How I buy Bordeaux: Ben Upjohn shares his tips
Author: Emily Miles
Which bottle has pride of place in your cellar?
That would be a bottle of 1966 Ch. Cheval Blanc, more for sentimental reasons than anything else. This was the year that my grandfather, who also worked for Berry Bros. & Rudd, passed away. I never got to meet him but, thankfully, while working here over the last 20-plus years, I’ve learnt a lot about him.
Which producer have you got a soft spot for?
Really tough question, but I think I would have to say Ch. Batailley. It is one of the first wines I purchased from Bordeaux. In fact, I loved the wine so much in 2005 that I purchased a Melchior. It is a go-to producer for dependability and rarely have I been let down by a bottle. It is affordable and quaffable: you don’t need a better reason than that.
Money no object: which case of Bordeaux wine would you buy?
There are too many. If I were pushed to pick one, I think it would have to be 1961 Ch. Palmer. It’s one of the most magical bottles of Bordeaux I have had the pleasure of drinking. What made it even better was that it was a Berry Bros. & Rudd bottling.
What’s your biggest mistake when it comes to buying Bordeaux?
Not buying more 15-20 years ago.
Tell us about the most remarkable bottle you’ve enjoyed…
When I started my wine career I was still at school. In the holidays, at Christmas, I worked in the cellars of No.3 St James’s Street packing up deliveries, which was an invaluable experience as I got to learn so much. A perk back then was when the directors had a lunch, they would sometimes leave a small amount of wine in the decanter for others to try. I was one of the lucky ones: it was 1912 Ch. Haut-Brion. It was the first time I had ever tried a first growth and was certainly the oldest wine I had ever tried.
Which producer do you recommend most often, and why?
It depends on who’s asking, but the one that will always pop up in conversations is Ch. Lynch-Bages. Everyone knows the name, they produce a superb wine that can be kept for a good 20-plus years and although the price has crept up over the years (I remember it at £240 per 12-bottle case) I still think if you are looking for something special then this hits all the right markers.

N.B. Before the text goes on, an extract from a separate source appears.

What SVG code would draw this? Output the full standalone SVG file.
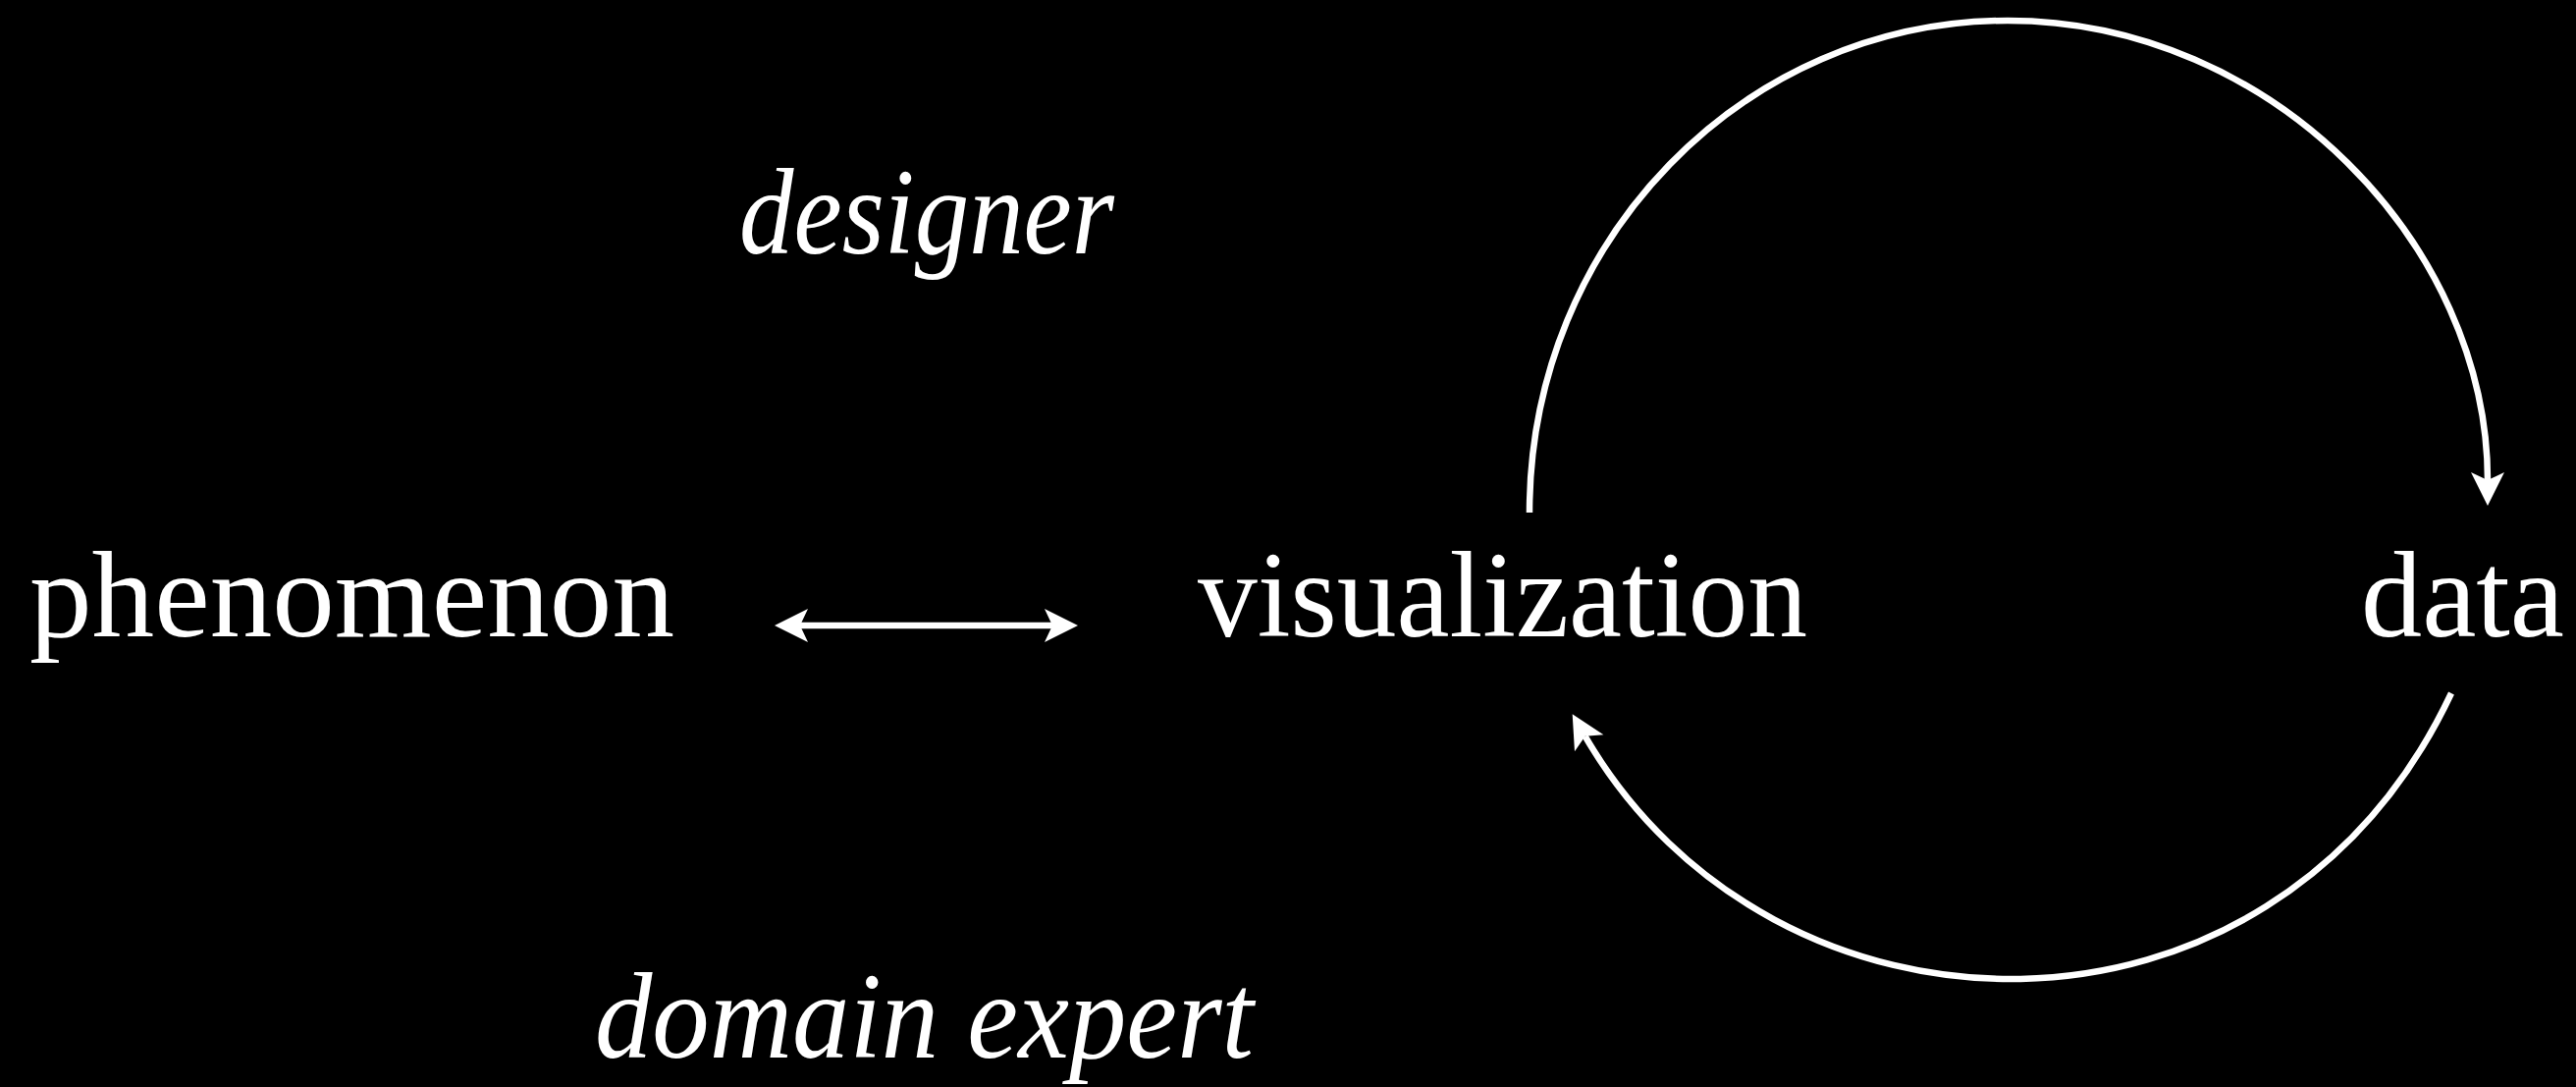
<svg xmlns="http://www.w3.org/2000/svg" width="2624" height="1107" viewBox="0 0 2624 1107">
  <style>
    .lbl { font-family: "Liberation Serif", "Times New Roman", serif; font-size: 124px; fill: #ffffff; }
    .role { font-family: "Liberation Serif", "Times New Roman", serif; font-size: 124px; font-style: italic; fill: #ffffff; }
    .conn { fill: none; stroke: #ffffff; stroke-width: 6.5; }
  </style>
  <defs>
    <marker id="head" markerUnits="userSpaceOnUse" markerWidth="40" markerHeight="40" viewBox="-10 -20 40 40" refX="0" refY="0" orient="auto-start-reverse" overflow="visible">
      <path d="M26,0 L-8,-17 L0,0 L-8,17 Z" fill="#ffffff"/>
    </marker>
  </defs>
  <rect x="0" y="0" width="2624" height="1107" fill="#000000"/>

  <g id="phenomenon">
    <text class="lbl" x="30" y="648" textLength="657" lengthAdjust="spacingAndGlyphs">phenomenon</text>
  </g>
  <g id="visualization">
    <text class="lbl" x="1220" y="648" textLength="621" lengthAdjust="spacingAndGlyphs">visualization</text>
  </g>
  <g id="data">
    <text class="lbl" x="2405" y="648" textLength="207" lengthAdjust="spacingAndGlyphs">data</text>
  </g>
  <g id="designer">
    <text class="role" x="753" y="258" textLength="382" lengthAdjust="spacingAndGlyphs">designer</text>
  </g>
  <g id="domain-expert">
    <text class="role" x="606" y="1077" textLength="671" lengthAdjust="spacingAndGlyphs">domain expert</text>
  </g>

  <g id="connectors">
    <path class="conn" d="M815,637 L1072,637" marker-start="url(#head)" marker-end="url(#head)"/>
    <path class="conn" d="M1558,522 C1558,245 1776,21 2045,21 C2315,21 2534,250 2534,489" marker-end="url(#head)"/>
    <path class="conn" d="M2497,706 C2313.4,1094.7 1804.7,1078.5 1614.7,749.8" marker-end="url(#head)"/>
  </g>
</svg>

Let’s not forget that they do a very good second wine to drink while you wait and also, if you are a fan of white Bordeaux, you can’t go wrong with Blanc de Lynch-Bages.
If you could go back to the start of your wine-buying journey, and give yourself one piece of advice, what would it be?
Apart from buying more, I think it would be keep an open mind: don’t be afraid of trying something new. In the early part of my career, I was guided by those who I worked with and also the critics. They/we don’t always get it right, and if I have learnt anything – we all have our own palate which is very different to others. Go with what you enjoy, seek advice from others for guidance, but go with want you want.
If you had to give a tip for the future, what would it be?
Don’t forget the second wines from many of these great châteaux. Not everyone can afford the top wines, but you can get a very good idea of what they are like. Look out for the likes of Palmer’s Alter Ego, Echo de Lynch-Bages, La Dame de Montrose and Petit-Figeac to name but a few. They are superb wines which will keep for a while, but ultimately will drink sooner.
It’s the weekend, good food is cooking, friends and family are coming over – what are you drinking?
A large format! A double magnum of Echo de Lynch-Bages would do the trick or, if it’s a special occasion, it may be some Ch. Brane-Cantenac, Ch. Batailley or Ch. Grand-Puy-Lacoste.